Sie wollen Taurus liefern, die SPD ist sehr skeptisch. Ein Fall für die Richtlinienkompetenz des künftigen Bundeskanzlers?
Merz: Wir sollten aufhören, über Pseudogewissheiten bei einzelnen Waffensystemen zu diskutieren. Wir brauchen eine vertiefte strategische Debatte im Kreise unserer Verbündeten zu der Frage, was mit Blick auf die Ukraine unsere Ziele sind und wie wir sie gemeinsam erreichen können. Aber die Debatte darüber gehört nicht in die Öffentlichkeit, nicht in Talkshows und nicht in die Zeitungen. Wir müssen Wladimir Putin im Ungewissen darüber lassen, was wir planen und was wir tun.
Die AfD ist stark wie nie. Trauen Sie sich zu, die extrem Rechten wieder zurückzudrängen?
Merz : Wir wollen die Ursachen für diese Unzufriedenheit und diese Resignation beseitigen. Die Ursachen sind vor allem die illegale Migration, ein Staat, der als nicht mehr funktionsfähig empfunden wird, die mangelnde Wettbewerbsfähigkeit, Insolvenzen und steigende Arbeitslosigkeit.
Wann beginnt die Kehrtwende bei der Asylpolitik?

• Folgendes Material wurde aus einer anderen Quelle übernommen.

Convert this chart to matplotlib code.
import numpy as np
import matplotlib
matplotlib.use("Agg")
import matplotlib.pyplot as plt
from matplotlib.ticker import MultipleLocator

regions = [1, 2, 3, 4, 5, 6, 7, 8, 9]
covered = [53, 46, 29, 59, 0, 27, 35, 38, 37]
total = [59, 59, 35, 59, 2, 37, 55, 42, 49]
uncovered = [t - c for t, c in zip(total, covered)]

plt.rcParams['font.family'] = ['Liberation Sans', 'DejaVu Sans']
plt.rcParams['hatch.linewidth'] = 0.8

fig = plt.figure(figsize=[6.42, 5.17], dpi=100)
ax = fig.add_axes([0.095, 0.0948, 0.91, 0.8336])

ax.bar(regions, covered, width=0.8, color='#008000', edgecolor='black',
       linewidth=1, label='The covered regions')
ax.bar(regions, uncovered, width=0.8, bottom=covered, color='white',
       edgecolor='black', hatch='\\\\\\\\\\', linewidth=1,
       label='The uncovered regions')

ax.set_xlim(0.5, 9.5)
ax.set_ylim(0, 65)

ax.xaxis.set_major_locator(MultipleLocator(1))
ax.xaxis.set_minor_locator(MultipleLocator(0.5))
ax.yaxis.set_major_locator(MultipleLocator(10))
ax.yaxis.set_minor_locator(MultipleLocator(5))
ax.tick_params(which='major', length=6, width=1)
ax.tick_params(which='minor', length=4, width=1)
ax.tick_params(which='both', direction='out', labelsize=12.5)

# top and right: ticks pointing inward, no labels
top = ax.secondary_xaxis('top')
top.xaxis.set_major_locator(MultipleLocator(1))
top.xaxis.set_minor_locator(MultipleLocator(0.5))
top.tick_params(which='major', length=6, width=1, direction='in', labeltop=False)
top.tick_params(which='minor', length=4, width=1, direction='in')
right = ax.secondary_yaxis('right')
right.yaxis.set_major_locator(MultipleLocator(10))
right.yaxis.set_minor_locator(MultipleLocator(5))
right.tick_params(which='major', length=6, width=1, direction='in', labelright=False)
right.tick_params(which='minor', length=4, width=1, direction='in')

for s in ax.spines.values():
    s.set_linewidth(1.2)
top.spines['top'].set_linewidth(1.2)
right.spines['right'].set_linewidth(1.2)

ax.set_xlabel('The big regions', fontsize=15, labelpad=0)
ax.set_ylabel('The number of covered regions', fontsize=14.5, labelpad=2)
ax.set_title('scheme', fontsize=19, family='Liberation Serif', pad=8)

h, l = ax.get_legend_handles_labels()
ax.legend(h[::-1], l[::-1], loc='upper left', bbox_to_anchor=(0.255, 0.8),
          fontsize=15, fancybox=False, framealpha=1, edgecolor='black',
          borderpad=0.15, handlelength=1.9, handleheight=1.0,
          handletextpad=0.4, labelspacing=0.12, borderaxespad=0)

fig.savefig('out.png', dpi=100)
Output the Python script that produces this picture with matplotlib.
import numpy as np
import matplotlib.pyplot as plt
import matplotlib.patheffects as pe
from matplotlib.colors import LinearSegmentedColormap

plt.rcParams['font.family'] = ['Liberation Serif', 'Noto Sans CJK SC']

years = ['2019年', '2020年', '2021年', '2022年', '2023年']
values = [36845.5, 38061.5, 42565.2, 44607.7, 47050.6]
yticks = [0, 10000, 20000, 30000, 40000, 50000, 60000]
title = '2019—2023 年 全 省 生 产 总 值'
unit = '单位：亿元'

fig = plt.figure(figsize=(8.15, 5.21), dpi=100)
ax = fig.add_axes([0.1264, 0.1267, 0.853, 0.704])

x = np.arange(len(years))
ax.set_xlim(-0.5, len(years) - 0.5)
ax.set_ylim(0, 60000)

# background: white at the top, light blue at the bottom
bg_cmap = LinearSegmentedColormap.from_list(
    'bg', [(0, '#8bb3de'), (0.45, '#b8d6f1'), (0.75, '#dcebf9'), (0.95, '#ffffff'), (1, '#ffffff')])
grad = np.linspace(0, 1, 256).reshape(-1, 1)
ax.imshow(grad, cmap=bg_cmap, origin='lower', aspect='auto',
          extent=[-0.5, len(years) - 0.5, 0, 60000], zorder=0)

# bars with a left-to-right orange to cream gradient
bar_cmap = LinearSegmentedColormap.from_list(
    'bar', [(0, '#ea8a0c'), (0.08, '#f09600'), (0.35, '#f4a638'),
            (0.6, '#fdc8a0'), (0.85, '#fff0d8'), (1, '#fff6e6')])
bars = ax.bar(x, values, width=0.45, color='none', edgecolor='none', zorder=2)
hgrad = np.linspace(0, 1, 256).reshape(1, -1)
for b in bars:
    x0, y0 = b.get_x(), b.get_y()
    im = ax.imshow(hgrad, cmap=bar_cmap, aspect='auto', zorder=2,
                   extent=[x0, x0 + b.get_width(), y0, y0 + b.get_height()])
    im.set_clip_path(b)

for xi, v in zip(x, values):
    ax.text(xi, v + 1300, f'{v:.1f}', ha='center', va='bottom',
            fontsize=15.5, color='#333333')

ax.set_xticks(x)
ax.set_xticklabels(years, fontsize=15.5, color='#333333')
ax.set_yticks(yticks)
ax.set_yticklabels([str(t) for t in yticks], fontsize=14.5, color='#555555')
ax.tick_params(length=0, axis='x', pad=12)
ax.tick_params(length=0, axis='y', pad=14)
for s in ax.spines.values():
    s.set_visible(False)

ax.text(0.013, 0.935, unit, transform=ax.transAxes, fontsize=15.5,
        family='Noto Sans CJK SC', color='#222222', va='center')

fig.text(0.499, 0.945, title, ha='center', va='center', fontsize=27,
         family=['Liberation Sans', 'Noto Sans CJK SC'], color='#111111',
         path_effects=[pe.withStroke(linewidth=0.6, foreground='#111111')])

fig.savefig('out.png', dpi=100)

Am ersten Tag Ihrer Kanzlerschaft?
Merz : Der neue Bundesinnenminister wird damit sofort beginnen.
Werden alle irregulären Einreiseversuche zurückgewiesen? Also auch diejenigen, die „Asyl“ sagen und damit bislang einreisen konnten?
Merz : Das ist unsere Absicht.
Die Kanzlerwahl soll am 6. Mai stattfinden. Werden Sie noch im Mai zu Donald Trump reisen?

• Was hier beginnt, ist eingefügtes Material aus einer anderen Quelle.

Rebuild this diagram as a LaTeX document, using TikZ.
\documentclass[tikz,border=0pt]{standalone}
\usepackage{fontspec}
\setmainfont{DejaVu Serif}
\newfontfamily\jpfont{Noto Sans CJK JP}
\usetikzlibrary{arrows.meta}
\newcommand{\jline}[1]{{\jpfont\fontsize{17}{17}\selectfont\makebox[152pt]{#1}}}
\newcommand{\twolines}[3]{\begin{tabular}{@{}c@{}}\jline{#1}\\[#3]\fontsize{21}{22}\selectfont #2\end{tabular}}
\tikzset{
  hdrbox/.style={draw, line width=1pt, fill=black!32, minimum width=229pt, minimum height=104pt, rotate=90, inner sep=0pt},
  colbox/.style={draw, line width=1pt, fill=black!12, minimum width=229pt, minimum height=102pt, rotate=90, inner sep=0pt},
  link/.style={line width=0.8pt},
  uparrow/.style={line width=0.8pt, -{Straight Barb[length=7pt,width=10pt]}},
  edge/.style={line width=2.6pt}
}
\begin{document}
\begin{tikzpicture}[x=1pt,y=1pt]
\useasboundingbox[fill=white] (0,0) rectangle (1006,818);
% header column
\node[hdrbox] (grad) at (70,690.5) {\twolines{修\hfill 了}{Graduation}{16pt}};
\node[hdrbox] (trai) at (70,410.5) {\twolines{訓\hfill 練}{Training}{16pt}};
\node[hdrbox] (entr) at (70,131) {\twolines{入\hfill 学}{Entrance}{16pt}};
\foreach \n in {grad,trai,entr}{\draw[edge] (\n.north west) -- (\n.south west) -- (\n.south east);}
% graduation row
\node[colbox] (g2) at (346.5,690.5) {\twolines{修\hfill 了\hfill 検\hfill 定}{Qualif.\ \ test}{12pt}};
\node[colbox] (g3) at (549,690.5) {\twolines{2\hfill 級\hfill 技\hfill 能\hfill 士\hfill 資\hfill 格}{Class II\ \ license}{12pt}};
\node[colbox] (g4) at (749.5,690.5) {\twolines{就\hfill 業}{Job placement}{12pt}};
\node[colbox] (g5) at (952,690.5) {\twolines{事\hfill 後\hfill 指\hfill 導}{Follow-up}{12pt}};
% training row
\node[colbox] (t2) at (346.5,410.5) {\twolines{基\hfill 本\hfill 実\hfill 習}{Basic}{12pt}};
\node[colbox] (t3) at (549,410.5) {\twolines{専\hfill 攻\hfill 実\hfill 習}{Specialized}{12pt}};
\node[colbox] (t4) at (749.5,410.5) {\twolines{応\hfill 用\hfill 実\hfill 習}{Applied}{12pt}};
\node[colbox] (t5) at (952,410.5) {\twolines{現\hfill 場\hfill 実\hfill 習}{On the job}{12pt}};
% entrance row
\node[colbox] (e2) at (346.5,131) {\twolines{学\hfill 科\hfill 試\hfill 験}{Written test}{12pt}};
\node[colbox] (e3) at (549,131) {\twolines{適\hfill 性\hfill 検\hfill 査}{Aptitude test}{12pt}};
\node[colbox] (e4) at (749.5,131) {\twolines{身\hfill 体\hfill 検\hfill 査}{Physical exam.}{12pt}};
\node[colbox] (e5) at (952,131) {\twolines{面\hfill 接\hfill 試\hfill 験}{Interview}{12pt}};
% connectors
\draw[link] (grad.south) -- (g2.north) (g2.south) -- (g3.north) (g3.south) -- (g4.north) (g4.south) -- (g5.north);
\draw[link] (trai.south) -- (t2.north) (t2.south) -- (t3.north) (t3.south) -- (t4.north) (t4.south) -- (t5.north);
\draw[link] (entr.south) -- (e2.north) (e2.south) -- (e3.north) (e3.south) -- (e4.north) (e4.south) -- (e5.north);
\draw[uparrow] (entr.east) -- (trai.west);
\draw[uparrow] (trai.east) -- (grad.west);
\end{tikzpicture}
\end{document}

Merz : Ein genauer Termin steht noch nicht fest, aber auch diese Reise wird aller Voraussicht nach zeitnah stattfinden.
Trumps Politik ist eine Achterbahnfahrt. Erwarten Sie, dass das jetzt vier Jahre so bleibt?
Merz : Die USA werden die Welt weiter mit sehr unterschiedlichen und teilweise widersprüchlichen Entscheidungen konfrontieren. Ich werde mit Präsident Trump darüber reden und versuchen herauszufinden, was uns trennt und was wir an Gemeinsamkeiten haben. Die deutsch-amerikanischen Beziehungen sind und bleiben für alle Seiten sehr wichtig und im gegenseitigen Interesse.

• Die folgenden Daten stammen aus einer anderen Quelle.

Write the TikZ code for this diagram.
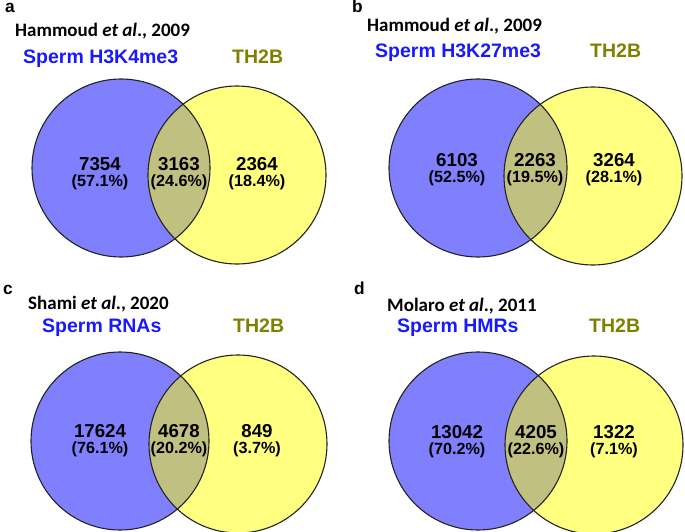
\documentclass[tikz,border=0pt]{standalone}
\usepackage{fontspec}
\setmainfont{Liberation Sans}
\newfontfamily\calib{Carlito}
\definecolor{vblue}{RGB}{128,128,255}
\definecolor{vyellow}{RGB}{255,255,128}
\definecolor{vover}{RGB}{192,192,128}
\definecolor{tblue}{RGB}{25,25,255}
\definecolor{tolive}{RGB}{128,128,0}
\definecolor{edgecol}{RGB}{35,35,35}
\tikzset{
  lbl/.style={inner sep=0pt, anchor=base west, font=\fontsize{17.3}{18}\selectfont\bfseries},
  ref/.style={inner sep=0pt, anchor=base west, font=\fontsize{19}{20}\selectfont\calib\bfseries},
  setb/.style={inner sep=0pt, anchor=base west, text=tblue, font=\fontsize{19.5}{20}\selectfont\bfseries},
  sety/.style={inner sep=0pt, anchor=base west, text=tolive, font=\fontsize{19.5}{20}\selectfont\bfseries},
  num/.style={inner sep=0pt, anchor=base, font=\fontsize{18.7}{19}\selectfont\bfseries},
  pct/.style={inner sep=0pt, anchor=base, font=\fontsize{16.2}{17}\selectfont\bfseries},
  ring/.style={draw=edgecol, line width=1.1pt}
}
\newcommand{\vennpair}[3]{%
  \fill[vblue] (#1) circle[radius=#3];
  \fill[vyellow] (#2) circle[radius=#3];
  \begin{scope}
    \clip (#1) circle[radius=#3];
    \fill[vover] (#2) circle[radius=#3];
  \end{scope}
  \draw[ring] (#1) circle[radius=#3];
  \draw[ring] (#2) circle[radius=#3];
}
\begin{document}
\begin{tikzpicture}[x=1pt,y=-1pt]
\useasboundingbox (0,0) rectangle (685,532);
% panel a
\coordinate (aB) at (121,168);
\coordinate (aY) at (237,175);
\vennpair{aB}{aY}{89}
\node[lbl] (aL) at (5,13) {a};
\node[ref] (aR) at (15,37) {Hammoud \textit{et al}., 2009};
\node[setb] (aS) at (23,64) {Sperm H3K4me3};
\node[sety] (aT) at (232,64) {TH2B};
\node[num] (a1) at (100,170) {7354};
\node[pct] (a1p) at (100,186) {(57.1\%)};
\node[num] (a2) at (179,170) {3163};
\node[pct] (a2p) at (179,186) {(24.6\%)};
\node[num] (a3) at (257,170) {2364};
\node[pct] (a3p) at (257,186) {(18.4\%)};
% panel b
\coordinate (bB) at (478,168);
\coordinate (bY) at (593,176);
\vennpair{bB}{bY}{89}
\node[lbl] (bL) at (352,13) {b};
\node[ref] (bR) at (367,32) {Hammoud \textit{et al}., 2009};
\node[setb] (bS) at (375,58) {Sperm H3K27me3};
\node[sety] (bT) at (590,58) {TH2B};
\node[num] (b1) at (457,166) {6103};
\node[pct] (b1p) at (457,182) {(52.5\%)};
\node[num] (b2) at (535,166) {2263};
\node[pct] (b2p) at (535,182) {(19.5\%)};
\node[num] (b3) at (614,166) {3264};
\node[pct] (b3p) at (614,182) {(28.1\%)};
% panel c
\coordinate (cB) at (120,441);
\coordinate (cY) at (238,444);
\vennpair{cB}{cY}{89}
\node[lbl] (cL) at (3,294) {c};
\node[ref] (cR) at (28,309) {Shami \textit{et al}., 2020};
\node[setb] (cS) at (42,332) {Sperm RNAs};
\node[sety] (cT) at (233,332) {TH2B};
\node[num] (c1) at (100,437) {17624};
\node[pct] (c1p) at (100,453) {(76.1\%)};
\node[num] (c2) at (179,437) {4678};
\node[pct] (c2p) at (179,453) {(20.2\%)};
\node[num] (c3) at (257,437) {849};
\node[pct] (c3p) at (257,453) {(3.7\%)};
% panel d
\coordinate (dB) at (478,441);
\coordinate (dY) at (594,445);
\vennpair{dB}{dY}{89}
\node[lbl] (dL) at (354,294) {d};
\node[ref] (dR) at (387,311) {Molaro \textit{et al}., 2011};
\node[setb] (dS) at (397,332) {Sperm HMRs};
\node[sety] (dT) at (589,332) {TH2B};
\node[num] (d1) at (457,438) {13042};
\node[pct] (d1p) at (457,454) {(70.2\%)};
\node[num] (d2) at (536,438) {4205};
\node[pct] (d2p) at (536,454) {(22.6\%)};
\node[num] (d3) at (614,438) {1322};
\node[pct] (d3p) at (614,454) {(7.1\%)};
\end{tikzpicture}
\end{document}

Wachen Sie eigentlich manchmal nachts auf und fragen sich: Warum tue ich mir das alles an?
Merz : Ich empfinde es als große Auszeichnung, an einer so wichtigen Stelle Verantwortung für Deutschland übernehmen zu dürfen. Natürlich denke ich gelegentlich auch an die Last dieser Verantwortung. Aber ich habe Gott sei Dank einen guten Schlaf. Den brauche ich, um ausgeruht auch am nächsten Tag wieder an die Arbeit zu gehen.
Nehmen Sie sich zu Ostern eine Auszeit?
Merz : Ronald Reagan hat mal gesagt, er arbeite maximal zehn Stunden am Tag, denn Entscheidungen, die getroffen werden, wenn alle müde und übernächtigt sind, seien keine guten Entscheidungen mehr. Ich finde, dass wir es verdient haben, dass wir uns mal ausruhen und unsere Gedanken sortieren.
Sie sind über Ostern in Ihrem Ferienhaus in Bayern?
Merz : Ich werde ausschlafen, aber auch große Teile meiner Familie treffen.
Sind Sie während der Koalitionsverhandlungen überhaupt mal nach Hause ins Sauerland gefahren?
Merz : Ich bin jedes Wochenende wenigstens kurz zu Hause gewesen.
Finden es Ihre Enkel eigentlich cool, dass ihr Opa Kanzler wird?
Merz : (Lacht) Darüber werde ich mit einigen von ihnen über Ostern reden.